Un tema indagato dagli artisti verbo-visuali tra gli anni Sessanta e Ottanta è quello del pentagramma, utilizzato come supporto che, ambiguamente, rappresenta sia un contenuto sonoro, sia un'opera grafico-pittorica.
Alcune opere frutto di questa ibridazione offrono l'occasione per riflettere sulle relazioni tra musica e arti visive: la partitura musicale assume un particolare contenuto estetico, fino a farsi un originale oggetto artistico: rappresenta poesia, composizione, teoria. Nel gruppo di artisti che utilizzano lo spartito, considerato alla stregua di un foglio da disegno, il concetto di serie è centrale.
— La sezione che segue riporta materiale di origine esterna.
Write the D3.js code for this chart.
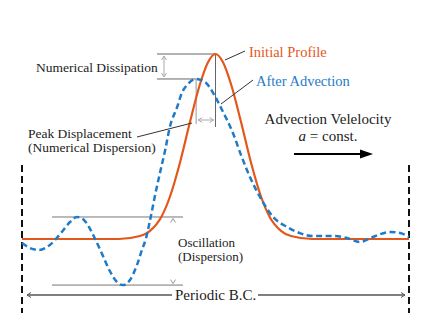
<!DOCTYPE html>
<html>
<head>
<meta charset="utf-8">
<script src="https://cdn.jsdelivr.net/npm/d3@7"></script>
<style>
  body { margin: 0; background: #fff; }
  text { font-family: "Liberation Serif", "Times New Roman", serif; font-size: 13.5px; fill: #222; }
</style>
</head>
<body>
<div id="container"></div>
<script>
// profile positions across the periodic domain (0..100) and heights (peak = 1)
var initialX = [0, 25, 30.5, 33, 36, 38.2, 40.8, 43.4, 46, 48.1, 50, 51.9, 54, 56.6, 59.2, 61.8, 64, 67, 69.5, 75, 100];
var initialY = [0, 0, 0.016, 0.043, 0.119, 0.227, 0.411, 0.632, 0.838, 0.957, 1, 0.957, 0.838, 0.632, 0.411, 0.227, 0.119, 0.043, 0.016, 0, 0];

var advectedX = [0, 2.1, 4.4, 7.2, 10.3, 12.4, 14.2, 16.0, 17.6, 18.9, 20.7, 22.7, 24.5, 26.1, 27.9, 29.7, 31.0, 32.0, 33.1, 34.4, 35.7, 37.0, 38.2, 40.1, 41.3, 42.9, 45.0, 47.3, 49.4, 51.7, 54.5, 56.8, 58.9, 61.5, 64.9, 68.5, 71.8, 75.2, 80.4, 84.0, 87.3, 90.7, 95.1, 97.7, 100];
var advectedY = [-0.022, -0.049, -0.059, -0.032, 0.038, 0.092, 0.119, 0.103, 0.054, 0, -0.081, -0.173, -0.232, -0.249, -0.222, -0.141, -0.059, 0, 0.103, 0.238, 0.362, 0.481, 0.605, 0.714, 0.789, 0.838, 0.865, 0.849, 0.789, 0.697, 0.573, 0.443, 0.335, 0.227, 0.119, 0.065, 0.032, 0.016, 0.016, 0.005, -0.016, 0.011, 0.038, 0.032, 0.011];

var labels = ["Initial Profile", "After Advection"];

var orange = "#e4571b", blue = "#1f7bc7";

var svg = d3.select("#container").append("svg")
    .attr("width", 431)
    .attr("height", 330);

var x = d3.scaleLinear().domain([0, 100]).range([22, 409]);
var y = d3.scaleLinear().domain([0, 1]).range([239, 54]);

// small open arrowhead (chevron) pointing in direction dir at (px, py)
function chevron(px, py, dir, color) {
    var s = 4, w = 2.5, d;
    if (dir == "left") d = "M" + (px + s) + "," + (py - w) + "L" + px + "," + py + "L" + (px + s) + "," + (py + w);
    if (dir == "right") d = "M" + (px - s) + "," + (py - w) + "L" + px + "," + py + "L" + (px - s) + "," + (py + w);
    if (dir == "up") d = "M" + (px - w) + "," + (py + s) + "L" + px + "," + py + "L" + (px + w) + "," + (py + s);
    if (dir == "down") d = "M" + (px - w) + "," + (py - s) + "L" + px + "," + py + "L" + (px + w) + "," + (py - s);
    svg.append("path").attr("d", d).attr("fill", "none")
        .attr("stroke", color).attr("stroke-width", 1);
}

function seg(x1, y1, x2, y2, color, w) {
    return svg.append("line")
        .attr("x1", x1).attr("y1", y1).attr("x2", x2).attr("y2", y2)
        .attr("stroke", color).attr("stroke-width", w || 1);
}

// periodic boundaries
[0, 100].forEach(function (v) {
    seg(x(v), 165, x(v), 313, "#111", 2).attr("stroke-dasharray", "7,4");
});

// numerical dissipation guides
var blueMax = d3.max(advectedY);
var bluePeakX = advectedX[advectedY.indexOf(blueMax)];
var bluePeak = x(bluePeakX), orangePeak = x(50);
seg(157, y(1), orangePeak, y(1), "#666");
seg(157, y(blueMax), bluePeak, y(blueMax), "#666");
seg(164, y(1) + 2, 164, y(blueMax) - 2, "#aaa");
chevron(164, y(1) + 2, "up", "#aaa");
chevron(164, y(blueMax) - 2, "down", "#aaa");

// peak displacement guides
seg(bluePeak, y(blueMax), bluePeak, 124, "#aaa", 1.2);
seg(orangePeak, y(1), orangePeak, 127, "#666");
seg(bluePeak + 2, 120, orangePeak - 2, 120, "#aaa");
chevron(bluePeak + 2, 120, "left", "#aaa");
chevron(orangePeak - 2, 120, "right", "#aaa");

// oscillation guides
var leftMax = d3.max(advectedY.slice(0, 10));
var leftMin = d3.min(advectedY.slice(0, 20));
seg(52, y(leftMax), 183, y(leftMax), "#777");
seg(52, y(leftMin), 183, y(leftMin), "#777");
chevron(173, y(leftMax) + 1.5, "up", "#999");
chevron(173, y(leftMin) - 1.5, "down", "#999");

// periodic B.C. arrows
seg(27, 295, 172, 295, "#555", 1.5);
seg(258, 295, 405, 295, "#555", 1.5);
chevron(27, 295, "left", "#555");
chevron(405, 295, "right", "#555");

// curves
var line = d3.line().curve(d3.curveMonotoneX)
    .x(function (d) { return x(d[0]); })
    .y(function (d) { return y(d[1]); });

svg.append("path")
    .datum(d3.zip(initialX, initialY))
    .attr("d", line)
    .attr("fill", "none")
    .attr("stroke", orange)
    .attr("stroke-width", 2.2);

svg.append("path")
    .datum(d3.zip(advectedX, advectedY))
    .attr("d", line)
    .attr("fill", "none")
    .attr("stroke", blue)
    .attr("stroke-width", 2.5)
    .attr("stroke-dasharray", "6,3.5");

// leader lines
seg(225, 60, 245, 51, "#333");
seg(221, 104, 253, 80, "#333");
seg(137, 137, 192, 123, "#333");

// labels
svg.append("text").attr("x", 249).attr("y", 57).style("font-size", "14.5px").style("fill", orange).text(labels[0]);
svg.append("text").attr("x", 256).attr("y", 86).style("font-size", "14.5px").style("fill", blue).text(labels[1]);
svg.append("text").attr("x", 36).attr("y", 72).text("Numerical Dissipation");
svg.append("text").attr("x", 28).attr("y", 138).text("Peak Displacement");
svg.append("text").attr("x", 28).attr("y", 152).text("(Numerical Dispersion)");
svg.append("text").attr("x", 328).attr("y", 124).attr("text-anchor", "middle").style("font-size", "15px").text("Advection Velelocity");
var ac = svg.append("text").attr("x", 328).attr("y", 141).attr("text-anchor", "middle").style("font-size", "15px");
ac.append("tspan").style("font-style", "italic").text("a");
ac.append("tspan").text(" = const.");
svg.append("text").attr("x", 178).attr("y", 247).style("font-size", "13px").text("Oscillation");
svg.append("text").attr("x", 178).attr("y", 261).style("font-size", "13px").text("(Dispersion)");
svg.append("text").attr("x", 175).attr("y", 300).style("font-size", "15px").text("Periodic B.C.");

// advection velocity arrow
seg(294, 154, 362, 154, "#000", 2);
svg.append("path")
    .attr("d", "M373,154L360,149.5L360,158.5Z")
    .attr("fill", "#000");
</script>
</body>
</html>
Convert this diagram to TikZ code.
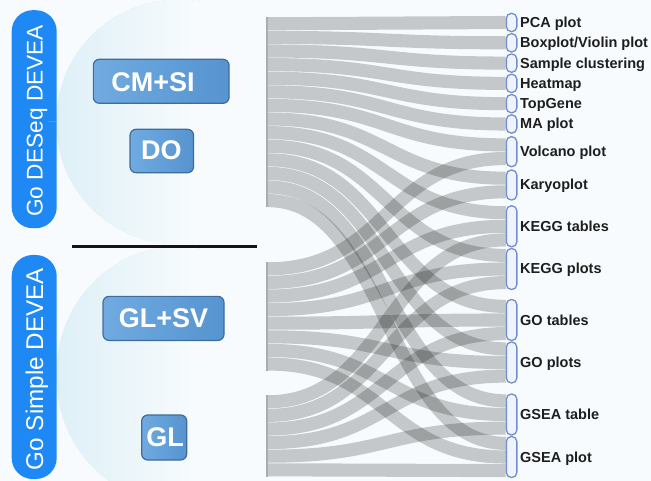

I collage di  Rajlich , facenti parte della collezione Tullia Denza , «Concerto grosso» e «Senza titolo», entrambi del 1967, ben esemplificano un procedimento la cui preparazione prevede una serie di passaggi, anche seriali, atti a trasformare la partitura in opera.

La copertina del catalogo rimanda a una composizione visiva realizzata da Depero nel 1932, un'immagine essenziale, geometrica, ritmica che nel tempo ha ispirato grafici e musicisti contemporanei.
La mostra chiuderà il 20 marzo 2020.